Landon Capital

VCI Global (NASDAQ: VCIG) files $300M mixed securities shelf to create flexibility when building its robust portfolio of AI and new technology companies 

IPO Advisory — the backbone that can unlock VCIG’s 2025 upside

If Technology is VCIG’s future profit engine, the IPO advisory / Capital Markets arm remains the company’s steady cash engine today. In FY2024 the business-strategy/consultancy segment contributed ≈ $14.8 million in revenue (about half of FY2024 top-line), a figure driven by a string of successful Nasdaq listings — notably YY Group Holding (YYGH) and Founder Group Limited (FGL).

Why the near-term outlook is constructive:

  1. Proven deal execution and immediate fee recognition. VCCG (VCI’s consulting arm) has repeatedly taken clients to Nasdaq — the Sagtec IPO (March 7, 2025) is a recent example and the firm reported roughly US$5.7M in advisory revenue from that transaction — proof that VCCG can both win and monetise listings quickly. 
  2. A healthy pipeline of mandates. During 2025 VCCG announced new mandates (e.g., Saturn Agtech and ALgoBiZZ) targeting Nasdaq listings in 2026, demonstrating continued origination of mid-market cross-border deals that typically convert into large, lumpy advisory fees when closed. 
  3. Planned VCCG spin-off as a catalyst. Management announced plans to IPO / carve-out VCCG (initially targeted for 2025), arguing the spin-off will increase visibility and unlock shareholder value by separating the advisory franchise’s earnings profile. The carve-out was disclosed in SEC filings and company guidance earlier in 2025. 

Advisory revenue is lumpy and highly sensitive to market sentiment for small/medium IPOs; any pullback in U.S. or ASEAN IPO markets would compress deal flow and push fees into later periods. While advisory fees are high-margin when deals close, the business scales in fits and starts — sustained revenue growth depends on continuously winning mandates of similar size and completion rates matching expectations.

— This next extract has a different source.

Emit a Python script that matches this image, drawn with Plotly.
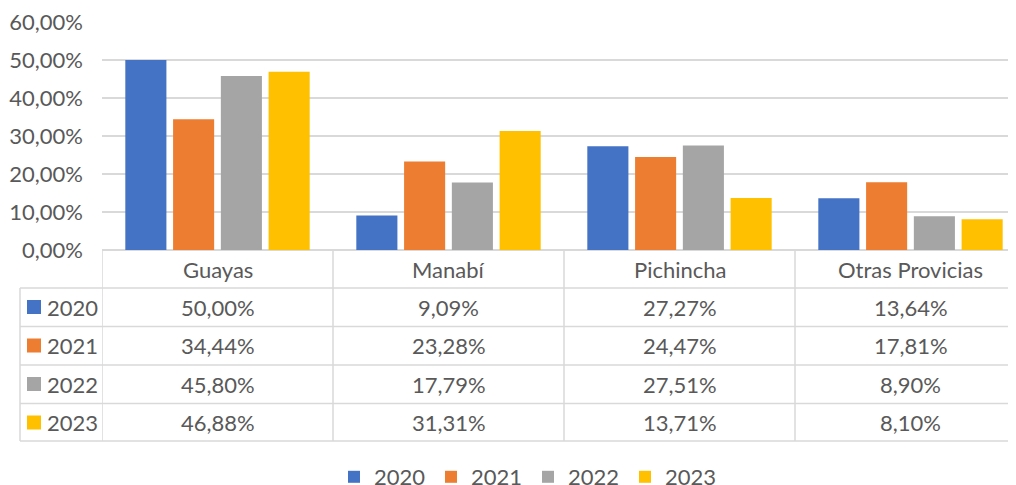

VCIG’s IPO advisory arm combines demonstrated deal execution (recent realised fees), a visible pipeline of cross-border mandates, and a strategic plan to spin off VCCG as a distinct, investible advisory franchise. That mix makes the advisory segment the single-most important near-term revenue driver for 2025 — and the most immediate source of cash and profits — but its ultimate contribution to FY2025 results hinges on spin-off timing, deal closings (e.g., those currently targeted for 2026), and broader IPO market conditions.